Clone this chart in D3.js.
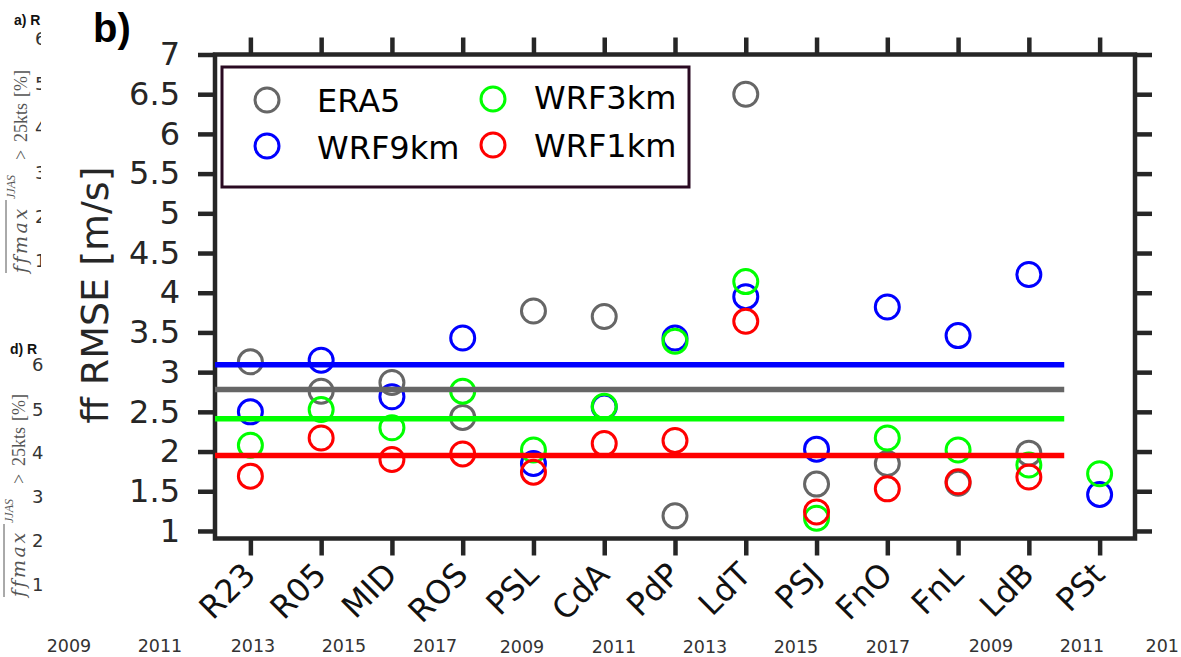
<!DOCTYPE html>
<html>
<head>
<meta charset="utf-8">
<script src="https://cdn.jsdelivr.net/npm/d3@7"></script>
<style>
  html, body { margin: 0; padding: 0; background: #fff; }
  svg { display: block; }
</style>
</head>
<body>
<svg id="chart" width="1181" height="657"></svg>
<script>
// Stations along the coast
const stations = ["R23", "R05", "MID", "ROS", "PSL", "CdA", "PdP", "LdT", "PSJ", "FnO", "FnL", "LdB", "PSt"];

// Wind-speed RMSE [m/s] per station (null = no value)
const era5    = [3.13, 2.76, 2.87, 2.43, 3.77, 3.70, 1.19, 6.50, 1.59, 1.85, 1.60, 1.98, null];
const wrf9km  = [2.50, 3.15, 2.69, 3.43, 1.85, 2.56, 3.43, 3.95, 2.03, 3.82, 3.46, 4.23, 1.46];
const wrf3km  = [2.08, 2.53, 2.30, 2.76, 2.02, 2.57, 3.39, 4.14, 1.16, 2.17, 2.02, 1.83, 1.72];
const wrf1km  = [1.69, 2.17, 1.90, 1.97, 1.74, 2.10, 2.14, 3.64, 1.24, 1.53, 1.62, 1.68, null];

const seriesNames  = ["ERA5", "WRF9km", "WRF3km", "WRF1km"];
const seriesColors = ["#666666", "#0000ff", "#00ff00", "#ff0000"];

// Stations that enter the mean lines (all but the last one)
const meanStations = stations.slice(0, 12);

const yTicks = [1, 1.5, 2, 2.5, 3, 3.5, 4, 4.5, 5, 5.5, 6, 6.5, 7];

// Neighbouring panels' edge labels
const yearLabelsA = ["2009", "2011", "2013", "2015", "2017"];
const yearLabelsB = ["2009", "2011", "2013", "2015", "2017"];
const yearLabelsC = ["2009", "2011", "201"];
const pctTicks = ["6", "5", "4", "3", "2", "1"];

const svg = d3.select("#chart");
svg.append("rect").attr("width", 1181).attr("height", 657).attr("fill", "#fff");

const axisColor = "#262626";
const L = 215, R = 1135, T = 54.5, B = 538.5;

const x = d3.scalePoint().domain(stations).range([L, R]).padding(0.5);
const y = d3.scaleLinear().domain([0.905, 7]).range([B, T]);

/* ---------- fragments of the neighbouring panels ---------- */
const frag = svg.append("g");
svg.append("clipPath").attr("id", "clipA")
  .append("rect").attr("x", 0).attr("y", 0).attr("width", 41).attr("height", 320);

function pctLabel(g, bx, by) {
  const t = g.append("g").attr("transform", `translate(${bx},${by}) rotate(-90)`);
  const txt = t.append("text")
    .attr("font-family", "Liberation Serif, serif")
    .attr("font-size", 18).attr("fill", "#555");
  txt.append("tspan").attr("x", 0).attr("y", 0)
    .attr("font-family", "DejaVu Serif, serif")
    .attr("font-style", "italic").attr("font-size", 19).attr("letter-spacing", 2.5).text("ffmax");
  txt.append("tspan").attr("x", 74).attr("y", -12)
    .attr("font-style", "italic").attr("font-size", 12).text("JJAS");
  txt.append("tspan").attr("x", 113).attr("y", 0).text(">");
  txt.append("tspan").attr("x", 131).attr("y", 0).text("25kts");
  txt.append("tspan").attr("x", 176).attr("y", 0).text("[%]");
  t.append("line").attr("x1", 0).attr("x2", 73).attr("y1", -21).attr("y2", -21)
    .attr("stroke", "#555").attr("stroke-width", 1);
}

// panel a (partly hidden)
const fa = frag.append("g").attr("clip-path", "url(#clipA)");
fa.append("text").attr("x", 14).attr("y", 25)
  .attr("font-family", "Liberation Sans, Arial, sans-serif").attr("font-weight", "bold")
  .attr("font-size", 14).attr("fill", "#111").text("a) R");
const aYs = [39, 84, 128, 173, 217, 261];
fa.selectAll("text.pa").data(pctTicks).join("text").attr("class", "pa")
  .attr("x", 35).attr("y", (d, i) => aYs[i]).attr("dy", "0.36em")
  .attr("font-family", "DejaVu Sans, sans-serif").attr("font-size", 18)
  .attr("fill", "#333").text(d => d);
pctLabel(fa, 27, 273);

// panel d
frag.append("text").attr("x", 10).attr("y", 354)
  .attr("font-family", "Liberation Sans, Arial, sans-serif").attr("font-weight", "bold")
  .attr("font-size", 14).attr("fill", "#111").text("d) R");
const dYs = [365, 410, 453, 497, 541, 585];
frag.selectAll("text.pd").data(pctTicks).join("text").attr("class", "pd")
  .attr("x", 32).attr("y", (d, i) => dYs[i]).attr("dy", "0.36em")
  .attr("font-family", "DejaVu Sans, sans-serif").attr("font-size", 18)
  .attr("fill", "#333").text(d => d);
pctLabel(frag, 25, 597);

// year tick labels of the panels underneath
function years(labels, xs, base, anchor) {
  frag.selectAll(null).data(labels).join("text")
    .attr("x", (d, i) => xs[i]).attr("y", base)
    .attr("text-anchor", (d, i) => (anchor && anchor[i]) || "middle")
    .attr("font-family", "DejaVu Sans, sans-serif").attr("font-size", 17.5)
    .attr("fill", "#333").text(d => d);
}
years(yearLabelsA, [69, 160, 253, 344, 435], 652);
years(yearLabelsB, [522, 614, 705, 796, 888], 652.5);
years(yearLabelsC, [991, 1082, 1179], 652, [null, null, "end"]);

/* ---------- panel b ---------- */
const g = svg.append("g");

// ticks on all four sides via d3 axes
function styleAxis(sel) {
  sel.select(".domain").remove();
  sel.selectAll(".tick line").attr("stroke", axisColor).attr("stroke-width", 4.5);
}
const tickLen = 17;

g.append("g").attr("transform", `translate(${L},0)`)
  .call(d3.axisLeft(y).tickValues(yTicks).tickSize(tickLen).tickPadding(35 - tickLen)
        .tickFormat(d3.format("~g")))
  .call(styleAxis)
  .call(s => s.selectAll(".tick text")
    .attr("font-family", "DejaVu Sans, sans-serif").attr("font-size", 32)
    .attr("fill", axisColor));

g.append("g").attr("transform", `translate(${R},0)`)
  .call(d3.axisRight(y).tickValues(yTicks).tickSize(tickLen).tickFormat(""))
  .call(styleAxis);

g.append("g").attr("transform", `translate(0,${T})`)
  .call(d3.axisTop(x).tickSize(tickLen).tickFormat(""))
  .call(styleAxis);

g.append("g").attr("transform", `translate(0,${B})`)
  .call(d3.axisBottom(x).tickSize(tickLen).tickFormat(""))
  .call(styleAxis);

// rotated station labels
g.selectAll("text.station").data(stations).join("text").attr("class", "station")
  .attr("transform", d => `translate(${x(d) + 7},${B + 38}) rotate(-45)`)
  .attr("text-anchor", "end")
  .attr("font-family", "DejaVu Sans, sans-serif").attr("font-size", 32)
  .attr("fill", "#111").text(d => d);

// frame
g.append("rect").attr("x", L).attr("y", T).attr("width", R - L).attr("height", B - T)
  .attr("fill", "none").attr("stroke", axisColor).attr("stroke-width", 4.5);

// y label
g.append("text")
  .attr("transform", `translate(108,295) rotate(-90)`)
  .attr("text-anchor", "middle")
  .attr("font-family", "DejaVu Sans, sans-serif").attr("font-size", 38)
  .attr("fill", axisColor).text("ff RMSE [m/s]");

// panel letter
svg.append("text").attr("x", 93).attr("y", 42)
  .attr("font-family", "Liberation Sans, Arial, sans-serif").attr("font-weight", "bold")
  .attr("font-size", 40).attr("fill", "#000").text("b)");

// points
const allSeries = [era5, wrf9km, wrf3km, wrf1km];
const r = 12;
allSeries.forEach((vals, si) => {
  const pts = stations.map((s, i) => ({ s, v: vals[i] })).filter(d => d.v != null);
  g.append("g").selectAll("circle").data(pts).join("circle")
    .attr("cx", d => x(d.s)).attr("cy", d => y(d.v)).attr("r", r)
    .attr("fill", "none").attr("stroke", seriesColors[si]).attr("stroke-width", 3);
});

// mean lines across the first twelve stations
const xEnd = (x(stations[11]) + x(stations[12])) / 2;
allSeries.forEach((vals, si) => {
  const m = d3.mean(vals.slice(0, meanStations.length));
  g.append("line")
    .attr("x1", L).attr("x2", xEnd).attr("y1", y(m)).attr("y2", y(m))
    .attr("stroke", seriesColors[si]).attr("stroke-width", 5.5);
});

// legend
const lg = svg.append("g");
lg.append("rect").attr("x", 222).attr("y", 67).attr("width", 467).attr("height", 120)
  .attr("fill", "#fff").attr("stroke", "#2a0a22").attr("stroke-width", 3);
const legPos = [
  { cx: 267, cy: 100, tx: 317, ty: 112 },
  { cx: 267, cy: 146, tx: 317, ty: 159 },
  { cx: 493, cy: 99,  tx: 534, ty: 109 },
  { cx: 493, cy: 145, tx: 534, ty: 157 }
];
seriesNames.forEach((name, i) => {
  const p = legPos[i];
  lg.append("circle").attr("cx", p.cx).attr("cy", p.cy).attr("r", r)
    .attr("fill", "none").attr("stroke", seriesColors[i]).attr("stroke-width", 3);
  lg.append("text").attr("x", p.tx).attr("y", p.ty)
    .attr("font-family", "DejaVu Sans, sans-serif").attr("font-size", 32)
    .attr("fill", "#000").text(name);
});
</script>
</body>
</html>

§ Direction:
Restate the material word for word from its first line through the line containing "5.5, 6, 6.5, 7];", both included; the pictures do not belong in it.

§ The response:
Clone this chart in D3.js.
<!DOCTYPE html>
<html>
<head>
<meta charset="utf-8">
<script src="https://cdn.jsdelivr.net/npm/d3@7"></script>
<style>
  html, body { margin: 0; padding: 0; background: #fff; }
  svg { display: block; }
</style>
</head>
<body>
<svg id="chart" width="1181" height="657"></svg>
<script>
// Stations along the coast
const stations = ["R23", "R05", "MID", "ROS", "PSL", "CdA", "PdP", "LdT", "PSJ", "FnO", "FnL", "LdB", "PSt"];

// Wind-speed RMSE [m/s] per station (null = no value)
const era5    = [3.13, 2.76, 2.87, 2.43, 3.77, 3.70, 1.19, 6.50, 1.59, 1.85, 1.60, 1.98, null];
const wrf9km  = [2.50, 3.15, 2.69, 3.43, 1.85, 2.56, 3.43, 3.95, 2.03, 3.82, 3.46, 4.23, 1.46];
const wrf3km  = [2.08, 2.53, 2.30, 2.76, 2.02, 2.57, 3.39, 4.14, 1.16, 2.17, 2.02, 1.83, 1.72];
const wrf1km  = [1.69, 2.17, 1.90, 1.97, 1.74, 2.10, 2.14, 3.64, 1.24, 1.53, 1.62, 1.68, null];

const seriesNames  = ["ERA5", "WRF9km", "WRF3km", "WRF1km"];
const seriesColors = ["#666666", "#0000ff", "#00ff00", "#ff0000"];

// Stations that enter the mean lines (all but the last one)
const meanStations = stations.slice(0, 12);

const yTicks = [1, 1.5, 2, 2.5, 3, 3.5, 4, 4.5, 5, 5.5, 6, 6.5, 7];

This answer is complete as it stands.